TRIBUNNEWS.COM, JAKARTA - Ketua DPP Asosiasi Pengembang Perumahan dan Permukiman Seluruh Indonesia (Apersi) Anton R Santosa menolak akuisisi Bank Tabungan Negara (BTN) Tbk kepada Bank Mandiri (Mandiri) Tbk.
Alasannya: BTN telah menjalankan prinsip-prinsip ekonomi kerakyatan karena melayani kebutuhan kelas menengah ke bawah sebagai pasarnya. "Tertuang dalam preambul UUD 1945 dalam pasal 33 bahwa basis ekonomi negeri ini adalah ekonomi kerakyatan, bukan kekuatan uang," ujar Anton, Minggu (4/5/2014).

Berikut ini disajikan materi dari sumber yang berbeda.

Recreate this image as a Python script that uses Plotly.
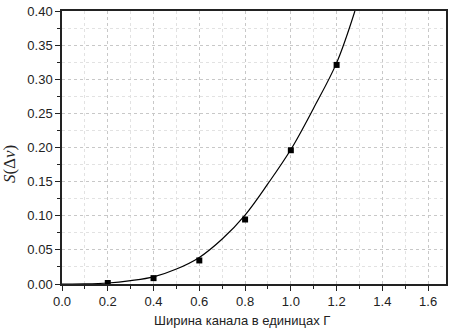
import plotly.graph_objects as go

# Measured points
pts_x = [0.2, 0.4, 0.6, 0.8, 1.0, 1.2]
pts_y = [0.0015, 0.0086, 0.0345, 0.0945, 0.196, 0.321]

# Fitted curve
fit_x = [0.0, 0.1, 0.2, 0.3, 0.4, 0.5, 0.6, 0.7, 0.8, 0.9, 1.0, 1.1, 1.2, 1.28]
fit_y = [0.0, 0.0002, 0.0015, 0.005, 0.0105, 0.022, 0.039, 0.066, 0.101, 0.147, 0.197, 0.258, 0.324, 0.40]

x_ticks = [0.0, 0.2, 0.4, 0.6, 0.8, 1.0, 1.2, 1.4, 1.6]
y_ticks = [0.00, 0.05, 0.10, 0.15, 0.20, 0.25, 0.30, 0.35, 0.40]

fig = go.Figure()
fig.add_trace(go.Scatter(x=fit_x, y=fit_y, mode="lines",
                         line=dict(color="black", width=1.2, shape="spline"),
                         showlegend=False))
fig.add_trace(go.Scatter(x=pts_x, y=pts_y, mode="markers",
                         marker=dict(symbol="square", size=6, color="black"),
                         showlegend=False))

axis_common = dict(
    showline=True, linecolor="#222", linewidth=1.5, mirror=True,
    ticks="outside", ticklen=5, tickwidth=1, tickcolor="#222",
    showgrid=True, gridcolor="#c8c8c8", griddash="dot", gridwidth=1,
    zeroline=False, ticklabeloverflow="allow",
    tickfont=dict(family="Liberation Sans, Arial", size=13, color="#222"),
)

fig.update_xaxes(range=[0, 1.678], tickvals=x_ticks,
                 ticktext=[f"{v:.1f}" for v in x_ticks],
                 minor=dict(dtick=0.1, ticks="outside", ticklen=3, tickcolor="#222",
                            showgrid=True, gridcolor="#e2e2e2", griddash="dot"),
                 **axis_common)
fig.update_yaxes(range=[0, 0.4], tickvals=y_ticks,
                 ticktext=[f"{v:.2f}" for v in y_ticks],
                 minor=dict(dtick=0.025, ticks="outside", ticklen=3, tickcolor="#222",
                            showgrid=True, gridcolor="#e2e2e2", griddash="dot"),
                 **axis_common)

fig.update_layout(
    width=452, height=331,
    margin=dict(l=62, r=4, t=6, b=47),
    plot_bgcolor="white", paper_bgcolor="white",
    annotations=[
        dict(text="Ширина канала в единицах Γ", xref="paper", yref="paper",
             x=0.47, y=-0.135, xanchor="center", yanchor="middle", showarrow=False,
             font=dict(family="Liberation Sans, Arial", size=13, color="#222")),
        dict(text="<i>S</i>(Δ<i>ν</i>)", xref="paper", yref="paper",
             x=-0.135, y=0.44, xanchor="center", yanchor="middle", showarrow=False,
             textangle=-90,
             font=dict(family="Liberation Serif, Times New Roman", size=17, color="#222")),
    ],
)

fig.write_html("out.html", config={"displayModeBar": False},
               post_script="document.body.style.margin='0';document.body.style.overflow='hidden';")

Anton menilai pemerintah sudah melupakan kebutuhan masyarakat Indonesia, yakni setiap individu memiliki rumah tapak. Jika BTN diakuisisi, Anton menilai Bank Mandiri belum bisa melayani kebutuhan rumah untuk sebagian besar masyarakat. "Apakah pemerintah semudah itu mengabaikan mimpi-mimpi sebagian besar rakyat Indonesia untuk memiliki rumah," ungkap Anton.
Dia mengakui, bila dilihat berdasarkan peraturan terkait yang berlaku,rencana Menteri BUMN mengakuisisi BTN tidak melanggar hukum dan sah-sah saja dilakukan.
Dalam hal ini tertuang dalam Undang-Undang Nomor 19 Tahun 2003 tentang BUMN, Undang-Undang Nomor 7 Tahun 1992 yang telah diubah dengan Undang-Undang Nomor 10 Tahun 1998 tentang Perbankan, Undang-Undang Nomor 40 Tahun 2007 tentang Perseroan Terbatas, Undang-Undang Nomor 21 Tahun 2011 tentang OJK, serta PP Nomor 28 Tahun 1999
"Tapi ingat, UUD 45 adalah dasar hukum kenegaraan kita," papar Anton.